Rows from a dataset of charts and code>
****

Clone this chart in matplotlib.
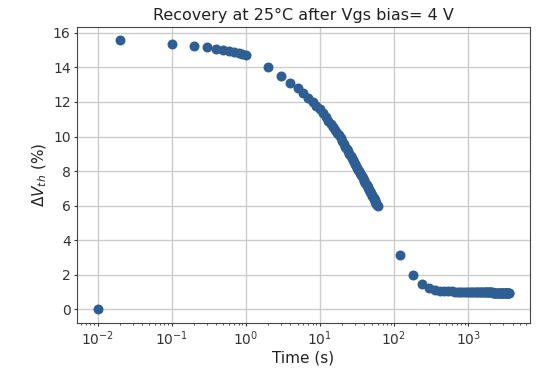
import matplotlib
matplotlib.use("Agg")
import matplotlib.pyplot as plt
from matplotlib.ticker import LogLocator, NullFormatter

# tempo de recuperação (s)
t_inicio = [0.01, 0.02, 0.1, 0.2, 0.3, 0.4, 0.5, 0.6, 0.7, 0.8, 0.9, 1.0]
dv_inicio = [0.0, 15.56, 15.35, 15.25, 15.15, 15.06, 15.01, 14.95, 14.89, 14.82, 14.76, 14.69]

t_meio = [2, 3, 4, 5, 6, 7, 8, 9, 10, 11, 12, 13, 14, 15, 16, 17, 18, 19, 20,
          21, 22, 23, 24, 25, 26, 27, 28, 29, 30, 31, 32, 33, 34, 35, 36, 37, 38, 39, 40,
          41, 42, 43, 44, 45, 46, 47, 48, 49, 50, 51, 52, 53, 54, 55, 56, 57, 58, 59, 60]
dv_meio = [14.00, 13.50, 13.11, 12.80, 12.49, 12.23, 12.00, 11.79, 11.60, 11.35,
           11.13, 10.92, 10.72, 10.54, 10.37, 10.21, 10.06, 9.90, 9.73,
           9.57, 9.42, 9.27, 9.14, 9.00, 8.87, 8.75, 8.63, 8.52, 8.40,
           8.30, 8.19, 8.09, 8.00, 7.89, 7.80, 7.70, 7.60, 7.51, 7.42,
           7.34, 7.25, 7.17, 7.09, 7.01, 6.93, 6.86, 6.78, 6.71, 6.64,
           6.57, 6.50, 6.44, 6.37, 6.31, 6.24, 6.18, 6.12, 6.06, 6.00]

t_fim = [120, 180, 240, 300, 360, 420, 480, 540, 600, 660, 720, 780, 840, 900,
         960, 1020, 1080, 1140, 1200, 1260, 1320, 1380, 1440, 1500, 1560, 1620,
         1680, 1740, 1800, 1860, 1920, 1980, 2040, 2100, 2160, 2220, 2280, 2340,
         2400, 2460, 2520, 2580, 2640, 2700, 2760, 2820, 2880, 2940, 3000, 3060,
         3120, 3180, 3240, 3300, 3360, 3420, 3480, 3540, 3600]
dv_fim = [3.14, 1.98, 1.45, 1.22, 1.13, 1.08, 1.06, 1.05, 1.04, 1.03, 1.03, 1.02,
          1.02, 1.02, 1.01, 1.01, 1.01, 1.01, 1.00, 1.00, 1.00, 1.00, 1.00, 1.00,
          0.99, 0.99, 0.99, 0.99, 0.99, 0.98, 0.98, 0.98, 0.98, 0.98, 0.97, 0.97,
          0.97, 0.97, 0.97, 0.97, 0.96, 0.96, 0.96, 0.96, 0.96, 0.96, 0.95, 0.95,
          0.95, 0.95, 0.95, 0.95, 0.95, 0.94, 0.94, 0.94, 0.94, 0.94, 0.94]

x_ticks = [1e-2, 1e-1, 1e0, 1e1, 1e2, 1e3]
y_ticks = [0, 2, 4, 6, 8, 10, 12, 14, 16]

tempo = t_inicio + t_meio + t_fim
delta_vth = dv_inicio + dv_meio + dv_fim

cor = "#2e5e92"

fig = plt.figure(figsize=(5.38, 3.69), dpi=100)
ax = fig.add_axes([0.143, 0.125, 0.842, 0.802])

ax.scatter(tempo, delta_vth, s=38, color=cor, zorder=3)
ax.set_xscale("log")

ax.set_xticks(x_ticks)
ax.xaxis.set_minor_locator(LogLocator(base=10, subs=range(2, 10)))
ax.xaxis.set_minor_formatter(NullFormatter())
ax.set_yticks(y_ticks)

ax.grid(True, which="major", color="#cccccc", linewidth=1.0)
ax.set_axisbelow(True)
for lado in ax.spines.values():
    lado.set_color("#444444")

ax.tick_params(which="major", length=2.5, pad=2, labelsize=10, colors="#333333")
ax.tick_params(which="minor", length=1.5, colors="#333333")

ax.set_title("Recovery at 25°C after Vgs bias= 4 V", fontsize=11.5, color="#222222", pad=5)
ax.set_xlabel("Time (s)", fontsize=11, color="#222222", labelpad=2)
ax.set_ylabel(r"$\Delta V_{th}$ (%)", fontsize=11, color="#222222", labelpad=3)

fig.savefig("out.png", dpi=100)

****

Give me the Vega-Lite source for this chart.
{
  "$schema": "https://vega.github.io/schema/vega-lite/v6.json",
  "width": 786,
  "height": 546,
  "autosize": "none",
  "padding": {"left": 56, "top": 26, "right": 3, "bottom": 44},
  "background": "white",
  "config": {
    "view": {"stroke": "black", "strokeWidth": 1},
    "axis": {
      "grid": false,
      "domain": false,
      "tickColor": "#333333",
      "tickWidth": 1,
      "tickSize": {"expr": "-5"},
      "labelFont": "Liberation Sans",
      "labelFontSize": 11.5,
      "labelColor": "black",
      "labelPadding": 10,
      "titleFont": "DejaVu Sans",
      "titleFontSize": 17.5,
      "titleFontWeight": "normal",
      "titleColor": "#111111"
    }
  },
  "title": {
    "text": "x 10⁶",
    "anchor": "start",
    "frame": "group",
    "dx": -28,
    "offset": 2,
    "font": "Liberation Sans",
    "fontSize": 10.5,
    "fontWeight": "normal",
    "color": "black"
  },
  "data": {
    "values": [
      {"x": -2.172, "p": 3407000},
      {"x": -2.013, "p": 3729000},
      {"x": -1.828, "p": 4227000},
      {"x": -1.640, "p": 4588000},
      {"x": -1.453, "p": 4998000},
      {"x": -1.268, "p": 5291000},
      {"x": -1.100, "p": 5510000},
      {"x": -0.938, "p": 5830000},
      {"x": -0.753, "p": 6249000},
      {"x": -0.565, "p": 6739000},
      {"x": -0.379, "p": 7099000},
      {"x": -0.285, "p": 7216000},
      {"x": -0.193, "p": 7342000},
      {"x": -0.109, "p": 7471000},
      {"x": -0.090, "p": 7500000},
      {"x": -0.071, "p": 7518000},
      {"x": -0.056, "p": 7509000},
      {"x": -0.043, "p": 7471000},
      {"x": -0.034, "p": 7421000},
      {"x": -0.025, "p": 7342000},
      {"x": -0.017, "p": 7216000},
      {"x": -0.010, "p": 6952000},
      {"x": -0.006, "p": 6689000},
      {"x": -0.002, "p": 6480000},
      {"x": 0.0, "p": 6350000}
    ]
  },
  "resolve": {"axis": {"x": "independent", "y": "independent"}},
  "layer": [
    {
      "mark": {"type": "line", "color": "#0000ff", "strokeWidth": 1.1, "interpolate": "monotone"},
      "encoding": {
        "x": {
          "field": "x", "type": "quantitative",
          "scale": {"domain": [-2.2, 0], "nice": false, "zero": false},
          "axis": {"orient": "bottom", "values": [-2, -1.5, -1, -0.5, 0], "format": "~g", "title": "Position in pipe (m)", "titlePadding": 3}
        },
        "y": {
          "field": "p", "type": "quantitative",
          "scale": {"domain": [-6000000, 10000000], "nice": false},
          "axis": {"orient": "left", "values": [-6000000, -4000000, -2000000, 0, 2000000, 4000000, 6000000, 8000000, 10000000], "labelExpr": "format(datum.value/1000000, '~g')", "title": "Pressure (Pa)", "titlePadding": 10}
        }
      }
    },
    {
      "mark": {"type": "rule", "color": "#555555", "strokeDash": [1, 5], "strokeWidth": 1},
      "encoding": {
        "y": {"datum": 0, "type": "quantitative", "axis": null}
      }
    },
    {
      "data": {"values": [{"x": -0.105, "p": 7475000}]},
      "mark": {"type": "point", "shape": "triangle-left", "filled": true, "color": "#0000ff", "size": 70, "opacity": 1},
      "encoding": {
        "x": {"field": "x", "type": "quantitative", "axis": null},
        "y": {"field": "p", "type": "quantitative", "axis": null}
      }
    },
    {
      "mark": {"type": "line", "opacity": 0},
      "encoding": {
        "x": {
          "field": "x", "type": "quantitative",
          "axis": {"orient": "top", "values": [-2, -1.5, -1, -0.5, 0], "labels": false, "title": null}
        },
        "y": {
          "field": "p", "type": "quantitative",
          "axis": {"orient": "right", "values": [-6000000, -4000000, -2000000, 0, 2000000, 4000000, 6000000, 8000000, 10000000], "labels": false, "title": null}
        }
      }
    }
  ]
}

****

STATED PROBLEM> Drop the images and output only the lines from the one that contains "Clone this chart in matplotlib." to the one that contains "ax = fig.add_axes([0.143, 0.125, 0.842, 0.802])", both included.

WRITTEN ANSWER>
Clone this chart in matplotlib.
import matplotlib
matplotlib.use("Agg")
import matplotlib.pyplot as plt
from matplotlib.ticker import LogLocator, NullFormatter

# tempo de recuperação (s)
t_inicio = [0.01, 0.02, 0.1, 0.2, 0.3, 0.4, 0.5, 0.6, 0.7, 0.8, 0.9, 1.0]
dv_inicio = [0.0, 15.56, 15.35, 15.25, 15.15, 15.06, 15.01, 14.95, 14.89, 14.82, 14.76, 14.69]

t_meio = [2, 3, 4, 5, 6, 7, 8, 9, 10, 11, 12, 13, 14, 15, 16, 17, 18, 19, 20,
          21, 22, 23, 24, 25, 26, 27, 28, 29, 30, 31, 32, 33, 34, 35, 36, 37, 38, 39, 40,
          41, 42, 43, 44, 45, 46, 47, 48, 49, 50, 51, 52, 53, 54, 55, 56, 57, 58, 59, 60]
dv_meio = [14.00, 13.50, 13.11, 12.80, 12.49, 12.23, 12.00, 11.79, 11.60, 11.35,
           11.13, 10.92, 10.72, 10.54, 10.37, 10.21, 10.06, 9.90, 9.73,
           9.57, 9.42, 9.27, 9.14, 9.00, 8.87, 8.75, 8.63, 8.52, 8.40,
           8.30, 8.19, 8.09, 8.00, 7.89, 7.80, 7.70, 7.60, 7.51, 7.42,
           7.34, 7.25, 7.17, 7.09, 7.01, 6.93, 6.86, 6.78, 6.71, 6.64,
           6.57, 6.50, 6.44, 6.37, 6.31, 6.24, 6.18, 6.12, 6.06, 6.00]

t_fim = [120, 180, 240, 300, 360, 420, 480, 540, 600, 660, 720, 780, 840, 900,
         960, 1020, 1080, 1140, 1200, 1260, 1320, 1380, 1440, 1500, 1560, 1620,
         1680, 1740, 1800, 1860, 1920, 1980, 2040, 2100, 2160, 2220, 2280, 2340,
         2400, 2460, 2520, 2580, 2640, 2700, 2760, 2820, 2880, 2940, 3000, 3060,
         3120, 3180, 3240, 3300, 3360, 3420, 3480, 3540, 3600]
dv_fim = [3.14, 1.98, 1.45, 1.22, 1.13, 1.08, 1.06, 1.05, 1.04, 1.03, 1.03, 1.02,
          1.02, 1.02, 1.01, 1.01, 1.01, 1.01, 1.00, 1.00, 1.00, 1.00, 1.00, 1.00,
          0.99, 0.99, 0.99, 0.99, 0.99, 0.98, 0.98, 0.98, 0.98, 0.98, 0.97, 0.97,
          0.97, 0.97, 0.97, 0.97, 0.96, 0.96, 0.96, 0.96, 0.96, 0.96, 0.95, 0.95,
          0.95, 0.95, 0.95, 0.95, 0.95, 0.94, 0.94, 0.94, 0.94, 0.94, 0.94]

x_ticks = [1e-2, 1e-1, 1e0, 1e1, 1e2, 1e3]
y_ticks = [0, 2, 4, 6, 8, 10, 12, 14, 16]

tempo = t_inicio + t_meio + t_fim
delta_vth = dv_inicio + dv_meio + dv_fim

cor = "#2e5e92"

fig = plt.figure(figsize=(5.38, 3.69), dpi=100)
ax = fig.add_axes([0.143, 0.125, 0.842, 0.802])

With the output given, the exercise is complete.